YOUR GOAL. Please output every line of the material as it stands, without the pictures.
==*==
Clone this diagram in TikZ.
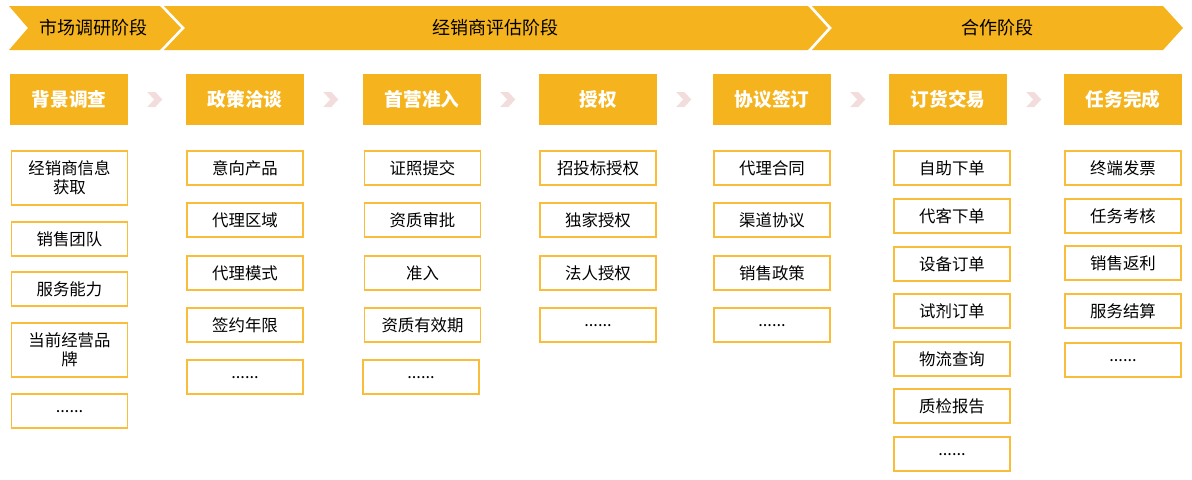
\documentclass[tikz,border=0pt]{standalone}
\usepackage{fontspec}
\setmainfont{Noto Sans CJK SC}
\usetikzlibrary{positioning}

\definecolor{phaseOrange}{HTML}{F5B41E}
\definecolor{itemOrange}{HTML}{F9BD3A}
\definecolor{chevPink}{HTML}{F2DCDC}

\def\stepChevron{\fill[chevPink] (19,-7.5) -- (27,-7.5) -- (34,0) -- (27,7.5) -- (19,7.5) -- (26,0) -- cycle;}

\tikzset{
	stagehead/.style={fill=phaseOrange, text=white, font=\bfseries\fontsize{14}{16}\selectfont, minimum width=88.5pt, minimum height=38.25pt, inner sep=0pt},
	itembox/.style={draw=itemOrange, line width=1.1pt, fill=white, font=\fontsize{12.3}{14.5}\selectfont, minimum width=87pt, minimum height=25.5pt, inner sep=0pt, align=center},
	tallbox/.style={itembox, minimum height=40.5pt},
	morebox/.style={itembox, text depth=-3pt},
	phaselabel/.style={font=\fontsize{13.5}{16}\selectfont}
}

\begin{document}
\begin{tikzpicture}[x=0.75pt, y=-0.75pt]
		\useasboundingbox (0,0) rectangle (1192,479);
		
		% phase bar
		\fill[phaseOrange] (9,6) -- (160,6) -- (181,28) -- (160,50) -- (9,50) -- (28,28) -- cycle;
		\fill[phaseOrange] (164,6) -- (808,6) -- (828,28) -- (808,50) -- (164,50) -- (185,28) -- cycle;
		\fill[phaseOrange] (812,6) -- (1163,6) -- (1183,28) -- (1163,50) -- (812,50) -- (832,28) -- cycle;
		\node[phaselabel] (market) at (93,28) {市场调研阶段};
		\node[phaselabel] (assess) at (495,28) {经销商评估阶段};
		\node[phaselabel] (coop) at (997,28) {合作阶段};
		
		% background survey
		\begin{scope}[shift={(69,0)}]
			\node[stagehead] (bg) at (0,99.5) {背景调查};
			\node[tallbox] (bg1) at (0.5,178) {经销商信息\\获取};
			\node[itembox] (bg2) at (0.5,239) {销售团队};
			\node[itembox] (bg3) at (0.5,289) {服务能力};
			\node[tallbox] (bg4) at (0.5,350) {当前经营品\\牌};
			\node[morebox] (bg5) at (0.5,411) {......};
		\end{scope}
		
		% policy talks
		\begin{scope}[shift={(245,0)}]
			\node[stagehead] (talk) at (0,99.5) {政策洽谈};
			\node[itembox] (talk1) at (0,168) {意向产品};
			\node[itembox] (talk2) at (0,220) {代理区域};
			\node[itembox] (talk3) at (0,273) {代理模式};
			\node[itembox] (talk4) at (0,325) {签约年限};
			\node[morebox] (talk5) at (0,377) {......};
		\end{scope}
		
		% admission
		\begin{scope}[shift={(422,0)}]
			\node[stagehead] (admit) at (0,99.5) {首营准入};
			\node[itembox] (admit1) at (0.5,168) {证照提交};
			\node[itembox] (admit2) at (0.5,220) {资质审批};
			\node[itembox] (admit3) at (0.5,273) {准入};
			\node[itembox] (admit4) at (0.5,325) {资质有效期};
			\node[morebox] (admit5) at (-1,377) {......};
		\end{scope}
		
		% authorization
		\begin{scope}[shift={(598,0)}]
			\node[stagehead] (auth) at (0,99.5) {授权};
			\node[itembox] (auth1) at (0,168) {招投标授权};
			\node[itembox] (auth2) at (0,220) {独家授权};
			\node[itembox] (auth3) at (0,273) {法人授权};
			\node[morebox] (auth4) at (0,325) {......};
		\end{scope}
		
		% agreement
		\begin{scope}[shift={(772,0)}]
			\node[stagehead] (deal) at (0,99.5) {协议签订};
			\node[itembox] (deal1) at (0,168) {代理合同};
			\node[itembox] (deal2) at (0,220) {渠道协议};
			\node[itembox] (deal3) at (0,273) {销售政策};
			\node[morebox] (deal4) at (0,325) {......};
		\end{scope}
		
		% ordering
		\begin{scope}[shift={(948,0)}]
			\node[stagehead] (order) at (0,99.5) {订货交易};
			\node[itembox] (order1) at (4,168) {自助下单};
			\node[itembox] (order2) at (4,216) {代客下单};
			\node[itembox] (order3) at (4,264) {设备订单};
			\node[itembox] (order4) at (4,311) {试剂订单};
			\node[itembox] (order5) at (4,359) {物流查询};
			\node[itembox] (order6) at (4,406) {质检报告};
			\node[morebox] (order7) at (4,454) {......};
		\end{scope}
		
		% task completion
		\begin{scope}[shift={(1123,0)}]
			\node[stagehead] (task) at (0,99.5) {任务完成};
			\node[itembox] (task1) at (0,168) {终端发票};
			\node[itembox] (task2) at (0,216) {任务考核};
			\node[itembox] (task3) at (0,263) {销售返利};
			\node[itembox] (task4) at (0,311) {服务结算};
			\node[morebox] (task5) at (0,360) {......};
		\end{scope}
		
		% step chevrons
		\begin{scope}[shift={(bg.east)}] \stepChevron \end{scope}
		\begin{scope}[shift={(talk.east)}] \stepChevron \end{scope}
		\begin{scope}[shift={(admit.east)}] \stepChevron \end{scope}
		\begin{scope}[shift={(auth.east)}] \stepChevron \end{scope}
		\begin{scope}[shift={(deal.east)}] \stepChevron \end{scope}
		\begin{scope}[shift={(order.east)}] \stepChevron \end{scope}
\end{tikzpicture}
\end{document}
==*==
THE REPLY.
Clone this diagram in TikZ.
\documentclass[tikz,border=0pt]{standalone}
\usepackage{fontspec}
\setmainfont{Noto Sans CJK SC}
\usetikzlibrary{positioning}

\definecolor{phaseOrange}{HTML}{F5B41E}
\definecolor{itemOrange}{HTML}{F9BD3A}
\definecolor{chevPink}{HTML}{F2DCDC}

\def\stepChevron{\fill[chevPink] (19,-7.5) -- (27,-7.5) -- (34,0) -- (27,7.5) -- (19,7.5) -- (26,0) -- cycle;}

\tikzset{
	stagehead/.style={fill=phaseOrange, text=white, font=\bfseries\fontsize{14}{16}\selectfont, minimum width=88.5pt, minimum height=38.25pt, inner sep=0pt},
	itembox/.style={draw=itemOrange, line width=1.1pt, fill=white, font=\fontsize{12.3}{14.5}\selectfont, minimum width=87pt, minimum height=25.5pt, inner sep=0pt, align=center},
	tallbox/.style={itembox, minimum height=40.5pt},
	morebox/.style={itembox, text depth=-3pt},
	phaselabel/.style={font=\fontsize{13.5}{16}\selectfont}
}

\begin{document}
\begin{tikzpicture}[x=0.75pt, y=-0.75pt]
		\useasboundingbox (0,0) rectangle (1192,479);
		
		% phase bar
		\fill[phaseOrange] (9,6) -- (160,6) -- (181,28) -- (160,50) -- (9,50) -- (28,28) -- cycle;
		\fill[phaseOrange] (164,6) -- (808,6) -- (828,28) -- (808,50) -- (164,50) -- (185,28) -- cycle;
		\fill[phaseOrange] (812,6) -- (1163,6) -- (1183,28) -- (1163,50) -- (812,50) -- (832,28) -- cycle;
		\node[phaselabel] (market) at (93,28) {市场调研阶段};
		\node[phaselabel] (assess) at (495,28) {经销商评估阶段};
		\node[phaselabel] (coop) at (997,28) {合作阶段};
		
		% background survey
		\begin{scope}[shift={(69,0)}]
			\node[stagehead] (bg) at (0,99.5) {背景调查};
			\node[tallbox] (bg1) at (0.5,178) {经销商信息\\获取};
			\node[itembox] (bg2) at (0.5,239) {销售团队};
			\node[itembox] (bg3) at (0.5,289) {服务能力};
			\node[tallbox] (bg4) at (0.5,350) {当前经营品\\牌};
			\node[morebox] (bg5) at (0.5,411) {......};
		\end{scope}
		
		% policy talks
		\begin{scope}[shift={(245,0)}]
			\node[stagehead] (talk) at (0,99.5) {政策洽谈};
			\node[itembox] (talk1) at (0,168) {意向产品};
			\node[itembox] (talk2) at (0,220) {代理区域};
			\node[itembox] (talk3) at (0,273) {代理模式};
			\node[itembox] (talk4) at (0,325) {签约年限};
			\node[morebox] (talk5) at (0,377) {......};
		\end{scope}
		
		% admission
		\begin{scope}[shift={(422,0)}]
			\node[stagehead] (admit) at (0,99.5) {首营准入};
			\node[itembox] (admit1) at (0.5,168) {证照提交};
			\node[itembox] (admit2) at (0.5,220) {资质审批};
			\node[itembox] (admit3) at (0.5,273) {准入};
			\node[itembox] (admit4) at (0.5,325) {资质有效期};
			\node[morebox] (admit5) at (-1,377) {......};
		\end{scope}
		
		% authorization
		\begin{scope}[shift={(598,0)}]
			\node[stagehead] (auth) at (0,99.5) {授权};
			\node[itembox] (auth1) at (0,168) {招投标授权};
			\node[itembox] (auth2) at (0,220) {独家授权};
			\node[itembox] (auth3) at (0,273) {法人授权};
			\node[morebox] (auth4) at (0,325) {......};
		\end{scope}
		
		% agreement
		\begin{scope}[shift={(772,0)}]
			\node[stagehead] (deal) at (0,99.5) {协议签订};
			\node[itembox] (deal1) at (0,168) {代理合同};
			\node[itembox] (deal2) at (0,220) {渠道协议};
			\node[itembox] (deal3) at (0,273) {销售政策};
			\node[morebox] (deal4) at (0,325) {......};
		\end{scope}
		
		% ordering
		\begin{scope}[shift={(948,0)}]
			\node[stagehead] (order) at (0,99.5) {订货交易};
			\node[itembox] (order1) at (4,168) {自助下单};
			\node[itembox] (order2) at (4,216) {代客下单};
			\node[itembox] (order3) at (4,264) {设备订单};
			\node[itembox] (order4) at (4,311) {试剂订单};
			\node[itembox] (order5) at (4,359) {物流查询};
			\node[itembox] (order6) at (4,406) {质检报告};
			\node[morebox] (order7) at (4,454) {......};
		\end{scope}
		
		% task completion
		\begin{scope}[shift={(1123,0)}]
			\node[stagehead] (task) at (0,99.5) {任务完成};
			\node[itembox] (task1) at (0,168) {终端发票};
			\node[itembox] (task2) at (0,216) {任务考核};
			\node[itembox] (task3) at (0,263) {销售返利};
			\node[itembox] (task4) at (0,311) {服务结算};
			\node[morebox] (task5) at (0,360) {......};
		\end{scope}
		
		% step chevrons
		\begin{scope}[shift={(bg.east)}] \stepChevron \end{scope}
		\begin{scope}[shift={(talk.east)}] \stepChevron \end{scope}
		\begin{scope}[shift={(admit.east)}] \stepChevron \end{scope}
		\begin{scope}[shift={(auth.east)}] \stepChevron \end{scope}
		\begin{scope}[shift={(deal.east)}] \stepChevron \end{scope}
		\begin{scope}[shift={(order.east)}] \stepChevron \end{scope}
\end{tikzpicture}
\end{document}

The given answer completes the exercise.